Neighbors complain about noise variance

Wade McIntyre

DONALDSONVILLE – The parish council granted American Industrial Plant Services, Inc.  a temporary noise variance allowing it to continue operation until at least the first council meeting in April.

Several residents in the neighborhood where the sandblasting and fabrication facility is located complained about noise and sand coming from the operation day and night during the regular meeting Thursday.

The temporary variance requires that the plant begin planning to build appropriate fencing to shield nearby residents, install an acoustical cover for its diesel compressor, provide a plan for implementing insulating foam in its building, and install drapes over openings to cut down on sound.

Joseph Nasser who lives next to the facility located at 12423 Jim Babin Road in St. Amant complained that company president Wesley Babin was asking for a variance so the plant could operate day and night in a residential area.

With sand from the blasting hitting the sheet metal facility building, Nasser said he at times received 140 decibels of sound. “You cannot make sandblasting quiet in a residential neighborhood,” he said. “It doesn't fit if you put it there.”

Resident Teri Babin asked the council to consider those living near the blasting facility who  have to sleep at night and go to work.  “We can hear it (the air compressor) in our house, it vibrates our house and we have a brick house.”

Linda Young said, “the noise is unbelievable, you just can’t imagine it.”

Wesley Babin said his business had an immediate need until the end of March for a variance in order to complete fabrication work required for turnaround work for Occidental Chemical Corporation.

The current workload and schedule will require night work and possibly weekend work through March 31, Babin said.

He said his business had moved the air compressor 20 to 25 feet from facility fence line and that sand issues were being addressed.

An acoustical consultant he hired recommended that a ten-foot tall metal fence be built, he said.

He said he would return to the council at its first meeting in April with a more long term plan for meeting the requirements set by the council.

Councilman Kent Schexnaydre described the situation as “untenable” because the industrial facility and the residents had equal rights since there was no zoning in effect when the plant moved into the area.

Todd Lambert and George Valentine were the only councilmen voting against the temporary variance.

“We need some action so these people can have some peace,” Valentine said. “There needs to be some concessions.”

American Industrial employs around 100 people, according to Babin, including 50 full-time workers.

In an unrelated matter, the council put off passing  a comprehensive package of rate increases for building related permits in the parish after an area builder said the increases would be harmful to builders and their customers in the current economic downturn.
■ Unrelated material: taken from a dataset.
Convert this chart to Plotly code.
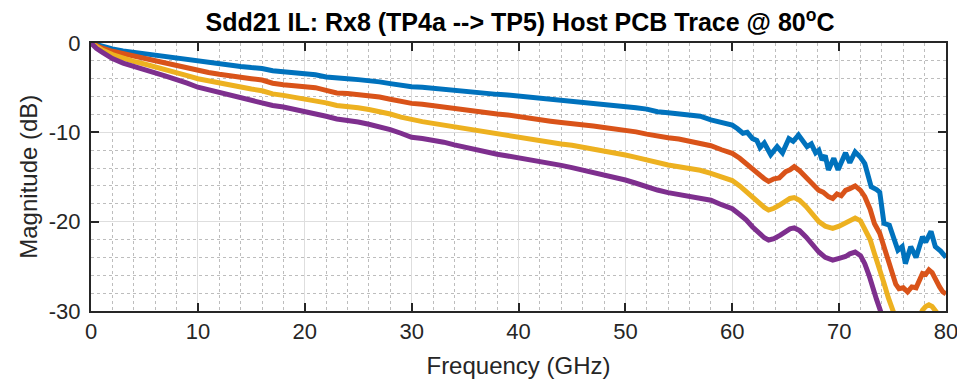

Roy Domain said area contractors would like to be involved in the process of determining any increases with numbers that would not affect the customer base of builders in the current economic down cycle.

“We never came to you and asked for a refund when there was a windfall,” he said.

Laverne Bourgeois, chief building official for the parish, said the suggested rate increases were similar to Baton Rouge, and that Ascension Parish rates had not been increased since 1994.

Bourgeois and Domain agreed to meet with other officials and builders during the postponement of the rate increases to help determine amounts that would be agreeable to both the parish and contractors.

In other business the council recognized two recipients of Donaldsonville Chamber of Commerce awards. Chelsea Davis who plans to pursue a career as a pharmacist was acknowledged as

Teenager of the Year. Businessman Bernard “Bernie” Mistretta was  acknowledged as the chamber's Citizen of the Year.

Mistretta serves as chaplain of the parish jail in Donaldsonville. He said he is trying to locate a building now where inmates in the new jail can attend services.

In other business, the council:

• Issued a proclamation declaring April Flood Awareness Month.

• Appointed Robert Macedo and Associates to administer the parish disaster housing assistance program for Hurricanes Gustav and Ike. The temporary rental assistance program will aid families displaced by the hurricanes.  The program is funded by the Department of Housing and Urban Development.

• Approved the recommendations of a  Keep Ascension Beautiful focus group to engage the help of community and business partners to restore a parish litter control program and enforcement program.

One action item proposed  by the group is to obtain a “litter cop” by working with the Sheriff's Office, to be funded by fines on businesses and individuals who litter.

The group also seeks to create a sustainable, recycling program covering the parish.